The 18kW electric drive leg was replaced with the larger 30kW version , swapping the smaller air-cooled model which proved unreliable for a water-cooled version, and made some changes to the boat’s electrical systems. ‘The main problem with electric propulsion is that you can’t find so quickly the source of an issue so we put some procedures in place for that,’ he says. ‘We got together with Baltic and looked at what we needed to do, not blaming each other but working to a solution which makes sense.’
Having electric-powered sailing systems instead of hydraulics is a major improvement in the quality of life on board. ‘One of the really wonderful things about this boat is the absence of noise,’ Thomas says. ‘It’s like the old wooden dinghy from my childhood. The old Open Season could not sail without these screaming hydraulics. We were running them at 380 bar, on Magic Carpet they had 720. You could theoretically sail with a DC electric pump, but not really. And it’s a life threatening situation if something breaks with 700 bar of oil pressure. I don’t want that any more.’

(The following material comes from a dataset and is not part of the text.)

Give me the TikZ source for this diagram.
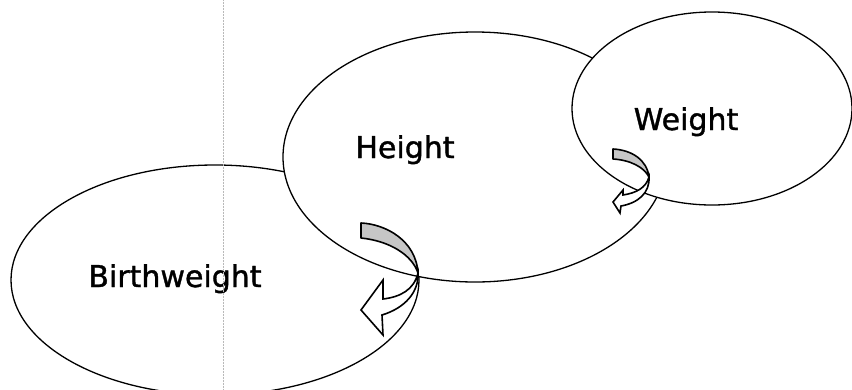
\documentclass[tikz,border=0pt]{standalone}
\usepackage{fontspec}
\setmainfont{DejaVu Sans}
\newfontfamily\labelfont[FakeBold=1.2]{DejaVu Sans}
\usetikzlibrary{shapes.geometric}
\begin{document}
\begin{tikzpicture}[x=1pt,y=-1pt,
  blob/.style={ellipse, draw=black, line width=1.3pt, fill=white, inner sep=0pt},
  label/.style={anchor=base, font=\labelfont\fontsize{30}{36}\selectfont},
  backface/.style={draw=black, line width=1.6pt, fill=gray!45, line join=round},
  frontface/.style={draw=black, line width=1.6pt, fill=white, line join=miter},
  guide/.style={draw=gray!55, line width=0.5pt, densely dotted}]
\useasboundingbox (0,0) rectangle (852,389);
\clip (0,0) rectangle (852,389);
% ellipses
\node[blob, minimum width=408pt, minimum height=230pt] (birth) at (215,280) {};
\node[blob, minimum width=384pt, minimum height=250pt] (height) at (475,157) {};
\node[blob, minimum width=280pt, minimum height=193pt] (weight) at (712,108.5) {};
% big curved arrow (Height -> Birthweight)
\coordinate (twistA) at (418,273);
\filldraw[backface] (361,223) .. controls (385,224) and (416,240) .. (twistA)
   .. controls (412,255) and (390,241) .. (361,238) -- cycle;
\filldraw[frontface] (twistA) .. controls (414,290) and (400,297) .. (383,299)
   -- (383,280) -- (361,310) -- (383,335) -- (382,315)
   .. controls (405,308) and (419,292) .. (twistA) -- cycle;
% small curved arrow (Weight -> Height)
\coordinate (twistB) at (649,177);
\filldraw[backface] (613,149) .. controls (632,150) and (647,160) .. (twistB)
   .. controls (644,167) and (630,160) .. (613,159) -- cycle;
\filldraw[frontface] (twistB) .. controls (646,188) and (636,193) .. (623,195)
   -- (623,190) -- (613,202) -- (620,213) -- (621,206)
   .. controls (638,203) and (650,193) .. (twistB) -- cycle;
% labels
\node[label] (tbirth) at (175,287) {Birthweight};
\node[label] (theight) at (405,158) {Height};
\node[label] (tweight) at (686,130) {Weight};
% faint vertical guide
\coordinate (vtop) at (223,0);
\coordinate (vbot) at (223,389);
\draw[guide] (vtop) -- (vbot);
\end{tikzpicture}
\end{document}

The Café Racer’s battery capacity has proved to be more than ample for daysailing, whether cruising or racing. ‘The air conditioning takes more power than you think, the propulsion takes a bit less than you think,’ he says. ‘We use a small awning over the boom, much smaller than most boats have, because it’s so much easier to use. The other big advantage is that it leaves enough space between the awning and the deck to get good airflow with the wind blowing through. And that means we don’t depend too much on air conditioning.’
So what’s his verdict, overall, on Open Season after the first season of use? ’If I were to build a new boat I would probably build the same one, maybe 5ft bigger because I’d like to have a slightly larger crew cabin,’ Thomas says. ‘But I’d do the same thing again so it was the right decision.’